Saint Paul shipwrecked on Malta

Details
Laurent de La Hyre (Paris 1605-1656)
Saint Paul shipwrecked on Malta
oil on canvas
41¼ x 63¾ in. (104.8 x 161.9 cm.)
Special notice
No VAT will be charged on the hammer price, but VAT at 17.5% will be added to the buyer's premium which is invoiced on a VAT inclusive basis.

Lot Essay

One of eleven children (eight of whom went on to be artists), La Hyre first trained under his father, the painter and printmaker Etienne de La Hyre (c. 1583-1643) none of whose works are known to survive. As well as painting, he is also known to have received a thorough education in music, mathematics and architecture. He studied at the château de Fontainebleau between 1622 and 1625 and then joined the celebrated studio of Georges Lallemant in Paris.

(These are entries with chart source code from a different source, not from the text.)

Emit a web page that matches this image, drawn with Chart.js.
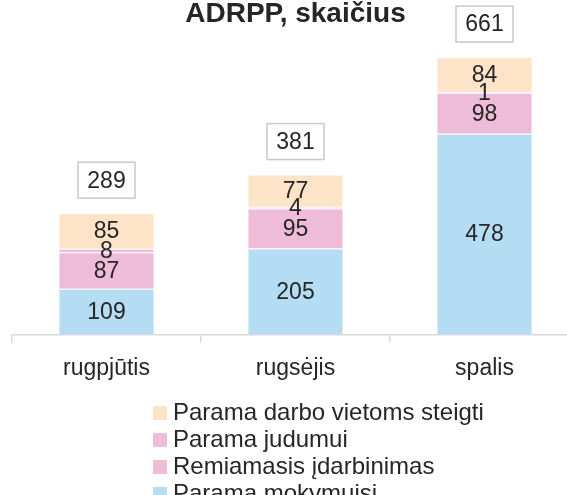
<!DOCTYPE html>
<html>
<head>
<meta charset="utf-8">
<script src="https://cdn.jsdelivr.net/npm/chart.js@4"></script>
<style>
  html, body { margin: 0; padding: 0; background: #fff; overflow: hidden; }
  #wrap { position: relative; width: 586px; height: 495px; }
  #legend { position: absolute; left: 153px; top: 398px; font-family: "Liberation Sans", Arial, sans-serif;
            font-size: 24px; color: #262626; line-height: 27px; }
  #legend div { white-space: nowrap; }
  #legend span { display: inline-block; width: 14px; height: 14px; margin-right: 6px; vertical-align: 0px; }
</style>
</head>
<body>
<div id="wrap">
  <canvas id="chart"></canvas>
  <div id="legend"></div>
</div>
<script>
let months = ['rugpjūtis', 'rugsėjis', 'spalis'];
let mokymuisi = [109, 205, 478];
let remiamasis = [87, 95, 98];
let judumui = [8, 4, 1];
let steigti = [85, 77, 84];
let totals = [289, 381, 661];

let seriesNames = ['Parama mokymuisi', 'Remiamasis įdarbinimas', 'Parama judumui', 'Parama darbo vietoms steigti'];
let seriesColors = ['#b4dcf2', '#eebcd8', '#eebcd8', '#fde3c7'];

let fontName = '"Liberation Sans", Arial, sans-serif';
let textColor = '#262626';

function makeDataset(i, values) {
  return {
    label: seriesNames[i],
    data: values,
    backgroundColor: seriesColors[i],
    borderColor: 'rgba(255,255,255,0.6)',
    borderWidth: {top: 1, bottom: 0, left: 0, right: 0},
    borderSkipped: false,
    categoryPercentage: 1,
    barPercentage: 0.5
  };
};

// writes the numbers in the middle of each piece and the boxed totals
let labelPlugin = {
  id: 'labels',
  afterDatasetsDraw(chart) {
    let ctx = chart.ctx;
    ctx.save();
    ctx.font = '23px ' + fontName;
    ctx.fillStyle = textColor;
    ctx.textAlign = 'center';
    ctx.textBaseline = 'middle';
    chart.data.datasets.forEach((ds, i) => {
      let meta = chart.getDatasetMeta(i);
      meta.data.forEach((bar, j) => {
        let mid = (bar.y + bar.base) / 2;
        ctx.fillText(String(ds.data[j]), bar.x, mid + 1);
      });
    });
    let top = chart.getDatasetMeta(chart.data.datasets.length - 1);
    top.data.forEach((bar, j) => {
      let cy = bar.y - 33;
      let w = 57, h = 36;
      ctx.fillStyle = '#fff';
      ctx.fillRect(bar.x - w / 2, cy - h / 2, w, h);
      ctx.strokeStyle = '#c9c9c9';
      ctx.lineWidth = 1.5;
      ctx.strokeRect(bar.x - w / 2, cy - h / 2, w, h);
      ctx.fillStyle = textColor;
      ctx.fillText(String(totals[j]), bar.x, cy + 1);
    });
    ctx.restore();
  }
};

let chart = new Chart(document.getElementById('chart'), {
  type: 'bar',
  data: {
    labels: months,
    datasets: [
      makeDataset(0, mokymuisi),
      makeDataset(1, remiamasis),
      makeDataset(2, judumui),
      makeDataset(3, steigti)
    ]
  },
  options: {
    responsive: true,
    maintainAspectRatio: false,
    animation: false,
    layout: {padding: {left: 12, right: 7, top: 0, bottom: 101}},
    plugins: {
      legend: {display: false},
      tooltip: {enabled: false},
      title: {
        display: true,
        text: 'ADRPP, skaičius',
        color: textColor,
        font: {family: fontName, size: 28, weight: 'bold'},
        padding: {top: -3, bottom: 3}
      }
    },
    scales: {
      x: {
        stacked: true,
        grid: {display: true, drawOnChartArea: false, offset: true, tickLength: 8, color: '#d9d9d9', lineWidth: 1.5},
        border: {color: '#d9d9d9', width: 1.5},
        ticks: {color: textColor, font: {family: fontName, size: 23}, padding: 12}
      },
      y: {
        stacked: true,
        display: false,
        min: 0,
        max: 717
      }
    }
  },
  plugins: [labelPlugin]
});

// legend list, top item first as in the original
let legend = document.getElementById('legend');
for (let i = chart.data.datasets.length - 1; i >= 0; i--) {
  let row = document.createElement('div');
  let box = document.createElement('span');
  box.style.background = chart.data.datasets[i].backgroundColor;
  row.appendChild(box);
  row.appendChild(document.createTextNode(chart.data.datasets[i].label));
  legend.appendChild(row);
};
</script>
</body>
</html>
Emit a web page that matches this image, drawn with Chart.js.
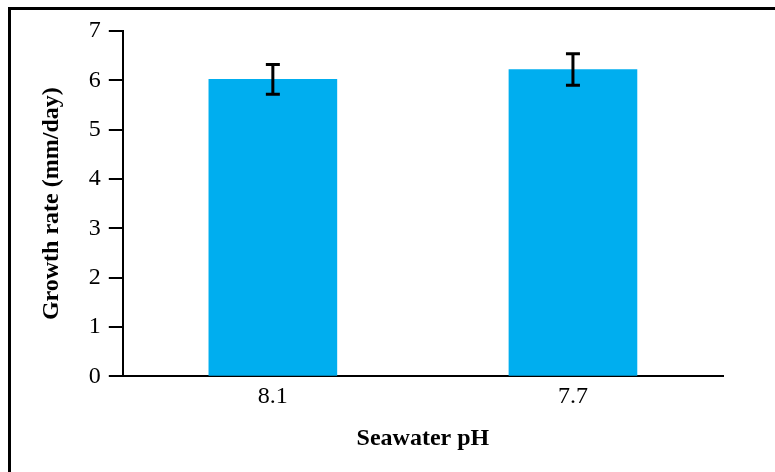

His earliest works were well received and led to further commissions for La Hyre which might explain why he chose to remain in Paris rather than complete his artistic education in Italy.

Datable to around 1630, this picture, which has only recently been re-identified as the work of La Hyre, is entirely characteristic of his early 'mannerist' style. Despite not travelling abroad, La Hyre's early work reveals a clear debt to the Italian Caravaggist painters of the day, leading Pierre Rosenberg and Jacques Thuillier to pose the question 'Vint-il à connâitre des oeuvres caravagistes ou napolitaines apportées à Paris et qui l'impressionnèrent? Il est bien malaisé de le savoir' (catalogue of the exhibition, Laurent de la Hyre, Musée de Grenoble, 1988, p. 143). In this respect the present picture is closely comparable with the overtly Caravaggesque Martyrdom of Saint Bartholomew, of 1627, in the Cathedral at Mâcon. The intricate spatial arrangement of the composition, the light and dark definition of the flesh tones and the fluid handling of drapery are common to both pictures. Moreover, La Hyre appears to have used the same model for the young male figure wearing a headscarf who features prominently in both pictures in a comparable downward looking pose. Similarly, the balding bearded man leaning over Saint Bartholomew in the centre of the Maçon picture seems to reappear here in the figure seen in profile in the right background. Both canvasses confirm La Hyre's place as one of the most innovative artists of his day. Rosenberg and Thuillier's (loc. cit) comments on the Maçon picture may well be applied to the present canvas '...dans un Paris qui n'avait pas pratiqué le caravagisme, et ne le connaissait guère que par des échos, elle pouvait être regardée comme le manifeste d'une peinture entièrement délivrée des prestiges "maniéristes"'.